Sunday, May 11, 2008

Retro Review: Buffy the Vampire Slayer

The other night, meine Frau decided she wanted to watch something on DVD with me. This happens approximately once every 4 or 5 months, so I told her to pick whatever she wanted. What she wanted was the DVD we got for free from sending in coupons from cereal boxes: Buffy the Vampire Slayer. Just so we're clear, this is the 1992 movie starring Kristy Swanson as Buffy, not the TV series starring Sarah Michelle Gellar. The TV series is awesome--Annette and I bonded over the TV show, and we've watched every episode. The movie...not so much.

I'd seen the movie shortly after it first came out many years ago, but I really didn't remember much of it. I was in for some surprises. First, the movie was actually written by Joss Whedon. For some reason I always assumed JW just liked the idea of the Buffy movie and decided he could write a TV show about it, but no. It was all him from the beginning. And the movie definitely has some great Whedonesque lines in it. Second, though the movie's stars, Swanson and Luke Perry, pretty much dropped off the face of the earth in the mid-90s, the supporting cast was surprisingly strong. There's a phoning-it-in Donald Sutherland as Buffy's watcher, Paul Reubens in arguably his best non-Pee Wee role, and Rutger Hauer, who looks like he'd aged 30 years since his role in Blade Runner (which had been filmed 10 years earlier). Hauer, who could be hypnotizing in some of his films, was almost undoubtedly drunk during every scene in this movie. The biggest surprise was two-time best actress winner Hillary Swank in her first feature film role, as a ditsy valley girl with killer lines like "Get out of my facial!" Then there's Ben Affleck's uncredited role as "basketball player #10". Don't blink or you'll miss him.Though technically released in the 90s, this movie has "80s" stamped all over it. From the fashion to the big hair to the often eye-roll inducing dialogue (wow am I glad Joss Whedon improved), this movie had to have been dated before it was even released. Now it's amusing on a whole different level. And the special effects are "special" the way some Olympics are "special". It looks like one episode of the Buffy TV series had a bigger effects budget than this movie. Rough stuff.

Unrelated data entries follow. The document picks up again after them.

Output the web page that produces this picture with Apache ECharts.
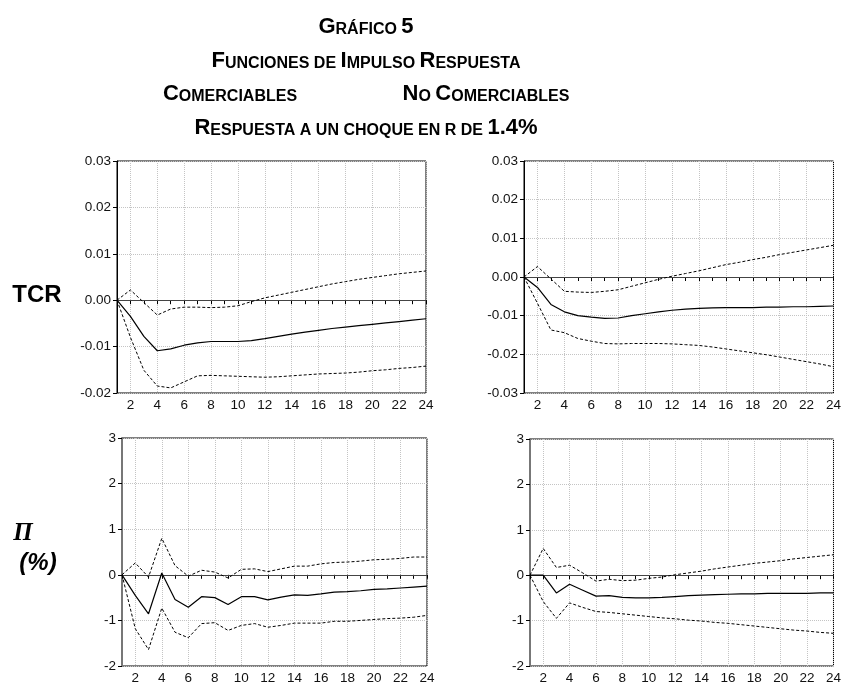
<!DOCTYPE html>
<html>
<head>
<meta charset="utf-8">
<script src="https://cdn.jsdelivr.net/npm/echarts@6/dist/echarts.min.js"></script>
<style>
html,body{margin:0;padding:0;background:#fff;}
#chart{width:844px;height:686px;}
</style>
</head>
<body>
<div id="chart"></div>
<script>
// Periods (x categories)
const periods = ['1','2','3','4','5','6','7','8','9','10','11','12','13','14','15','16','17','18','19','20','21','22','23','24'];

// TCR - Comerciables
const tcrComResp = [0, -0.0035, -0.0078, -0.0109, -0.0105, -0.0097, -0.0092, -0.0089, -0.0089, -0.0089, -0.0087, -0.0083, -0.0078, -0.0073, -0.0069, -0.0065, -0.0061, -0.0058, -0.0055, -0.0052, -0.0049, -0.0046, -0.0043, -0.0040];
const tcrComUp   = [0, 0.0022, -0.0005, -0.0032, -0.0019, -0.0015, -0.0015, -0.0016, -0.0015, -0.0012, -0.0003, 0.0005, 0.0011, 0.0017, 0.0023, 0.0029, 0.0035, 0.0040, 0.0045, 0.0049, 0.0053, 0.0057, 0.0060, 0.0063];
const tcrComLo   = [0, -0.0080, -0.0151, -0.0185, -0.0189, -0.0176, -0.0163, -0.0162, -0.0163, -0.0164, -0.0165, -0.0166, -0.0165, -0.0163, -0.0161, -0.0159, -0.0158, -0.0157, -0.0155, -0.0152, -0.0150, -0.0147, -0.0145, -0.0142];

// TCR - No Comerciables
const tcrNoResp = [0, -0.0027, -0.0071, -0.0090, -0.0100, -0.0104, -0.0107, -0.0106, -0.0100, -0.0095, -0.0090, -0.0086, -0.0083, -0.0081, -0.0080, -0.0079, -0.0079, -0.0079, -0.0078, -0.0078, -0.0077, -0.0077, -0.0076, -0.0075];
const tcrNoUp   = [0, 0.0027, -0.0005, -0.0037, -0.0039, -0.0040, -0.0037, -0.0033, -0.0024, -0.0015, -0.0006, 0.0002, 0.0009, 0.0016, 0.0024, 0.0032, 0.0038, 0.0045, 0.0051, 0.0058, 0.0064, 0.0070, 0.0076, 0.0082];
const tcrNoLo   = [0, -0.0068, -0.0137, -0.0144, -0.0159, -0.0166, -0.0172, -0.0173, -0.0172, -0.0172, -0.0172, -0.0173, -0.0175, -0.0177, -0.0181, -0.0186, -0.0191, -0.0196, -0.0201, -0.0207, -0.0213, -0.0219, -0.0225, -0.0232];

// Pi - Comerciables
const piComResp = [0, -0.45, -0.855, 0.04, -0.54, -0.71, -0.48, -0.50, -0.65, -0.48, -0.48, -0.55, -0.49, -0.44, -0.45, -0.42, -0.38, -0.37, -0.35, -0.32, -0.31, -0.29, -0.27, -0.25];
const piComUp   = [0, 0.26, -0.05, 0.80, 0.20, -0.03, 0.10, 0.06, -0.07, 0.12, 0.13, 0.07, 0.13, 0.19, 0.19, 0.24, 0.27, 0.28, 0.30, 0.33, 0.34, 0.36, 0.39, 0.39];
const piComLo   = [0, -1.18, -1.64, -0.73, -1.26, -1.38, -1.07, -1.05, -1.22, -1.11, -1.07, -1.15, -1.11, -1.06, -1.06, -1.06, -1.02, -1.02, -1.00, -0.98, -0.96, -0.95, -0.93, -0.89];

// Pi - No Comerciables
const piNoResp = [0, 0.0, -0.39, -0.20, -0.33, -0.46, -0.45, -0.49, -0.50, -0.50, -0.49, -0.47, -0.45, -0.44, -0.43, -0.42, -0.41, -0.41, -0.40, -0.40, -0.40, -0.40, -0.39, -0.39];
const piNoUp   = [0, 0.59, 0.17, 0.22, 0.05, -0.13, -0.09, -0.12, -0.11, -0.07, -0.04, 0.01, 0.05, 0.09, 0.14, 0.18, 0.22, 0.26, 0.29, 0.32, 0.36, 0.39, 0.42, 0.45];
const piNoLo   = [0, -0.58, -0.95, -0.61, -0.71, -0.80, -0.82, -0.85, -0.88, -0.91, -0.94, -0.96, -0.99, -1.01, -1.04, -1.06, -1.09, -1.12, -1.15, -1.18, -1.21, -1.23, -1.26, -1.28];

// y-axis ranges
const tcrComRange = {min: -0.02, max: 0.03, interval: 0.01};
const tcrNoRange  = {min: -0.03, max: 0.03, interval: 0.01};
const piRange     = {min: -2, max: 3, interval: 1};

const panels = [
  {grid:{left:117, top:161, width:309, height:232}, range:tcrComRange, dec:2, resp:tcrComResp, up:tcrComUp, lo:tcrComLo, axisW:1, axisC:'#000'},
  {grid:{left:524, top:161, width:310, height:232}, range:tcrNoRange, dec:2, resp:tcrNoResp, up:tcrNoUp, lo:tcrNoLo, axisW:1, axisC:'#000'},
  {grid:{left:122, top:438, width:305, height:228}, range:piRange, dec:0, resp:piComResp, up:piComUp, lo:piComLo, axisW:2, axisC:'#777'},
  {grid:{left:530, top:439, width:304, height:227}, range:piRange, dec:0, resp:piNoResp, up:piNoUp, lo:piNoLo, axisW:2, axisC:'#777'}
];

const FONT = "'Liberation Sans', Arial, Helvetica, sans-serif";
const evenIdx = function (index) { return (index + 1) % 2 === 0; };

const grids = [], xAxes = [], yAxes = [], series = [];
panels.forEach(function (p, i) {
  grids.push(Object.assign({show:true, borderColor:'#000', borderWidth:1, containLabel:false}, p.grid));
  xAxes.push({
    type:'category', gridIndex:i, data:periods, boundaryGap:false,
    axisLine:{show:true, lineStyle:{color:'#000', width:1}},
    axisTick:{show:true, interval:0, length:4, lineStyle:{color:'#000'}},
    axisLabel:{interval:evenIdx, margin:5, color:'#111', fontSize:13.5, fontFamily:FONT},
    splitLine:{show:true, interval:evenIdx, lineStyle:{color:'#c4c4c4', type:'dotted', width:1}}
  });
  yAxes.push({
    type:'value', gridIndex:i, min:p.range.min, max:p.range.max, interval:p.range.interval,
    axisLine:{show:true, onZero:false, lineStyle:{color:p.axisC, width:p.axisW}},
    axisTick:{show:true, length:4, lineStyle:{color:'#000'}},
    axisLabel:{margin:6, color:'#111', fontSize:13.5, fontFamily:FONT,
      formatter:(function(d){return function(v){return Number(v).toFixed(d);};})(p.dec)},
    splitLine:{show:true, lineStyle:{color:'#c4c4c4', type:'dotted', width:1}}
  });
  series.push({
    type:'line', xAxisIndex:i, yAxisIndex:i, data:p.resp, symbol:'none', silent:true,
    lineStyle:{color:'#000', width:1.2, type:'solid'}, z:5,
    markLine:{silent:true, symbol:['none','none'], label:{show:false},
      lineStyle:{color:'#444', width:1, type:'solid'}, data:[{yAxis:0}], z:3}
  });
  series.push({
    type:'line', xAxisIndex:i, yAxisIndex:i, data:p.up, symbol:'none', silent:true,
    lineStyle:{color:'#000', width:1, type:[3,2]}, z:4
  });
  series.push({
    type:'line', xAxisIndex:i, yAxisIndex:i, data:p.lo, symbol:'none', silent:true,
    lineStyle:{color:'#000', width:1, type:[3,2]}, z:4
  });
});

const TF = "'Liberation Sans', Arial, Helvetica, sans-serif";
const rich = {
  B:{fontSize:22, fontWeight:'bold', fontFamily:TF, color:'#000', lineHeight:22, verticalAlign:'bottom'},
  s:{fontSize:16, fontWeight:'bold', fontFamily:TF, color:'#000', lineHeight:16, verticalAlign:'bottom'}
};
function titleText(str, x, y) {
  return {type:'text', x:x, y:y, silent:true,
    style:{text:str, rich:rich, align:'center', verticalAlign:'bottom', fill:'#000'}};
}

const graphics = [
  titleText('{B|G}{s|RÁFICO }{B|5}', 366, 38),
  titleText('{B|F}{s|UNCIONES DE }{B|I}{s|MPULSO }{B|R}{s|ESPUESTA}', 366, 72),
  titleText('{B|C}{s|OMERCIABLES}', 230, 105),
  titleText('{B|N}{s|O }{B|C}{s|OMERCIABLES}', 486, 105),
  titleText('{B|R}{s|ESPUESTA A UN CHOQUE EN R DE }{B|1.4%}', 366, 139),
  {type:'text', x:37, y:295, silent:true,
    style:{text:'TCR', align:'center', verticalAlign:'middle', fill:'#000',
      font:"bold 24px 'Liberation Sans', Arial, sans-serif"}},
  {type:'text', x:23, y:534, silent:true,
    style:{text:'Π', align:'center', verticalAlign:'middle', fill:'#000',
      font:"italic bold 25px 'Liberation Serif', 'Times New Roman', serif"}},
  {type:'text', x:38, y:563, silent:true,
    style:{text:'(%)', align:'center', verticalAlign:'middle', fill:'#000',
      font:"italic bold 24px 'Liberation Sans', Arial, sans-serif"}}
];

const chart = echarts.init(document.getElementById('chart'), null, {renderer:'canvas'});
chart.setOption({
  animation:false,
  backgroundColor:'#fff',
  grid:grids, xAxis:xAxes, yAxis:yAxes, series:series,
  graphic:graphics
});
</script>
</body>
</html>
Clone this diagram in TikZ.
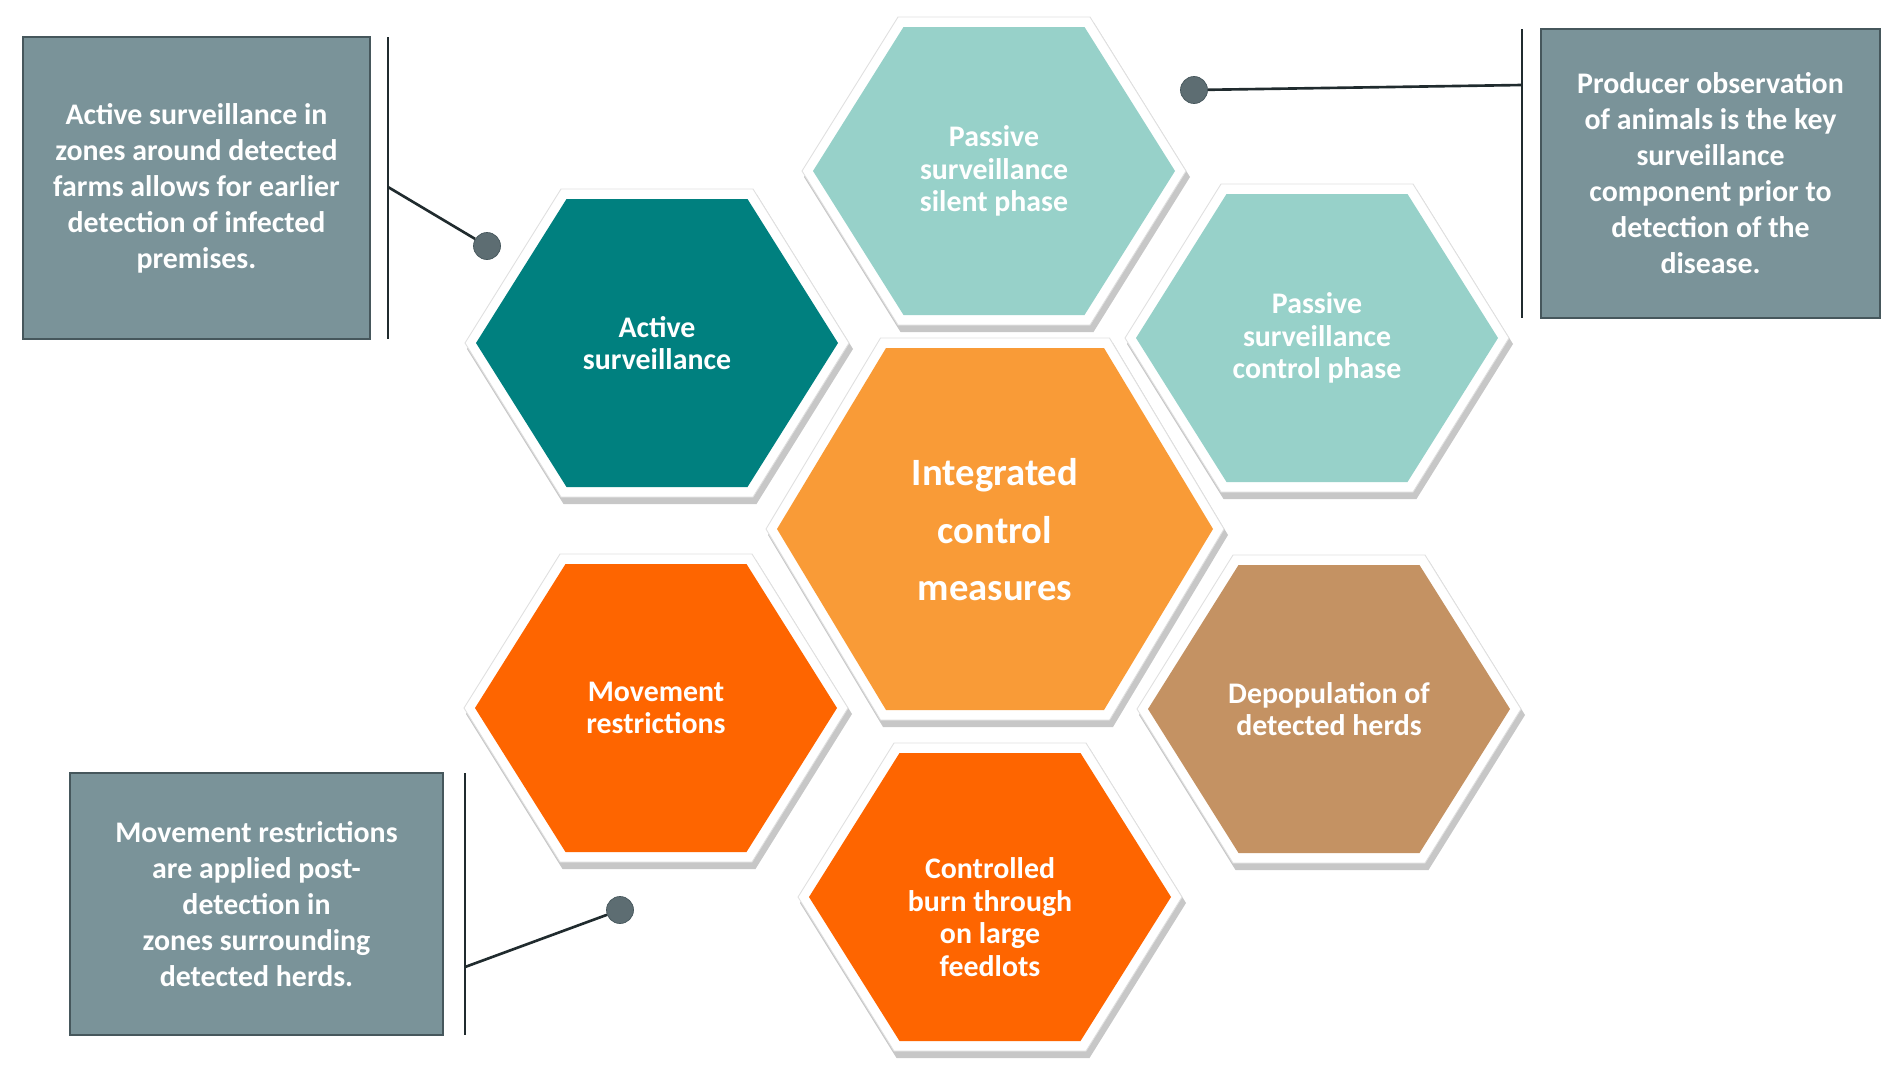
\documentclass[tikz,border=0pt]{standalone}
\usepackage{fontspec}
\newfontfamily\carlito{Carlito}

\definecolor{tealdark}{HTML}{00807F}
\definecolor{teallight}{HTML}{97D1C9}
\definecolor{orangemid}{HTML}{F99B37}
\definecolor{orangedeep}{HTML}{FE6500}
\definecolor{tan}{HTML}{C49263}
\definecolor{notegray}{HTML}{7A9399}
\definecolor{noteedge}{HTML}{46575C}
\definecolor{dotgray}{HTML}{5D6D72}
\definecolor{linedark}{HTML}{202B2E}

\tikzset{hexa/.pic={\path[pic actions] (-1,0) -- (-.5,1) -- (.5,1) -- (1,0) -- (.5,-1) -- (-.5,-1) -- cycle;}}

% centre x, centre y, half width, half height, colour
\newcommand{\hexcell}[5]{%
  \pic[fill=black, opacity=.22, xscale=#3+12, yscale=#4+11] at (#1+3,#2+6) {hexa};
  \pic[fill=white, draw=black!12, line width=.5pt, xscale=#3+11, yscale=#4+10] at (#1,#2) {hexa};
  \pic[fill=#5, xscale=#3, yscale=#4] at (#1,#2) {hexa};
}

\begin{document}
\begin{tikzpicture}[x=0.02cm, y=-0.02cm,
    hexlabel/.style={text=white, align=center, inner sep=0pt,
      font=\carlito\bfseries\fontsize{17}{18.6}\selectfont},
    centrelabel/.style={text=white, align=center, inner sep=0pt,
      font=\carlito\bfseries\fontsize{22}{32.7}\selectfont},
    notebox/.style={rectangle, fill=notegray, draw=noteedge, line width=1.1pt,
      text=white, align=center, inner sep=0pt,
      font=\carlito\bfseries\fontsize{17}{20.5}\selectfont},
    notebar/.style={draw=linedark, line width=1.6pt},
    notelink/.style={draw=linedark, line width=1.5pt},
    calldot/.style={circle, fill=dotgray, draw=noteedge, line width=.4pt,
      minimum size=0.54cm, inner sep=0pt}]
  \fill[white] (0,0) rectangle (1902,1075);
  \useasboundingbox (0,0) rectangle (1902,1075);

  \hexcell{657}{343}{181}{144}{tealdark}
  \hexcell{994}{171}{181}{144}{teallight}
  \hexcell{1317}{338}{181}{144}{teallight}
  \hexcell{995}{529}{218}{181}{orangemid}
  \hexcell{1329}{709}{181}{144}{tan}
  \hexcell{990}{897}{181}{144}{orangedeep}
  \hexcell{656}{708}{181}{144}{orangedeep}

  \node[hexlabel] (active) at (657,343) {Active\\surveillance};
  \node[hexlabel] (silent) at (994,171) {Passive\\surveillance\\silent phase};
  \node[hexlabel] (control) at (1317,338) {Passive\\surveillance\\control phase};
  \node[centrelabel] (integrated) at (995,530) {Integrated\\control\\measures};
  \node[hexlabel] (depop) at (1329,709) {Depopulation of\\detected herds};
  \node[hexlabel] (burn) at (990,917) {Controlled\\burn through\\on large\\feedlots};
  \node[hexlabel] (movement) at (656,708) {Movement\\restrictions};

  \node[notebox, minimum width=6.94cm, minimum height=6.04cm] (activenote) at (196.5,188)
    {Active surveillance in\\zones around detected\\farms allows for earlier\\detection of infected\\premises.};
  \node[notebox, minimum width=6.78cm, minimum height=5.78cm] (passivenote) at (1710.5,173.5)
    {Producer observation\\of animals is the key\\surveillance\\component prior to\\detection of the\\disease.};
  \node[notebox, minimum width=7.46cm, minimum height=5.24cm] (movenote) at (256.5,904)
    {Movement restrictions\\are applied post-\\detection in\\zones surrounding\\detected herds.};

  \coordinate (activetop) at (388,37);
  \coordinate (activebot) at (388,339);
  \coordinate (activejoin) at (388,187);
  \coordinate (passivetop) at (1522,29);
  \coordinate (passivebot) at (1522,318);
  \coordinate (passivejoin) at (1522,85);
  \coordinate (movetop) at (465,773);
  \coordinate (movebot) at (465,1035);
  \coordinate (movejoin) at (465,967);

  \draw[notebar] (activetop) -- (activebot);
  \draw[notebar] (passivetop) -- (passivebot);
  \draw[notebar] (movetop) -- (movebot);

  \node[calldot] (activedot) at (487,246) {};
  \node[calldot] (passivedot) at (1194,90) {};
  \node[calldot] (movedot) at (620,910) {};

  \draw[notelink] (activejoin) -- (activedot);
  \draw[notelink] (passivejoin) -- (passivedot);
  \draw[notelink] (movejoin) -- (movedot);
\end{tikzpicture}
\end{document}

So is it worth watching? Or watching again, for those people who haven't seen it for 15 years? Unless you're a huge Joss Whedon fan are have a high tolerance for 80s camp, probably not. I actually enjoyed it quite a bit, but I won't be watching it again for at least another 15 years. Or at least I'll watch the whole TV series again first, to remind myself how awesome this character is, and that Joss Whedon is one of the best writers working today. The dude had to start somewhere.

1 comment:

Clyde Squid said...

I've always maintained it's dumb fun and worth watching for Paul Reuben's great role.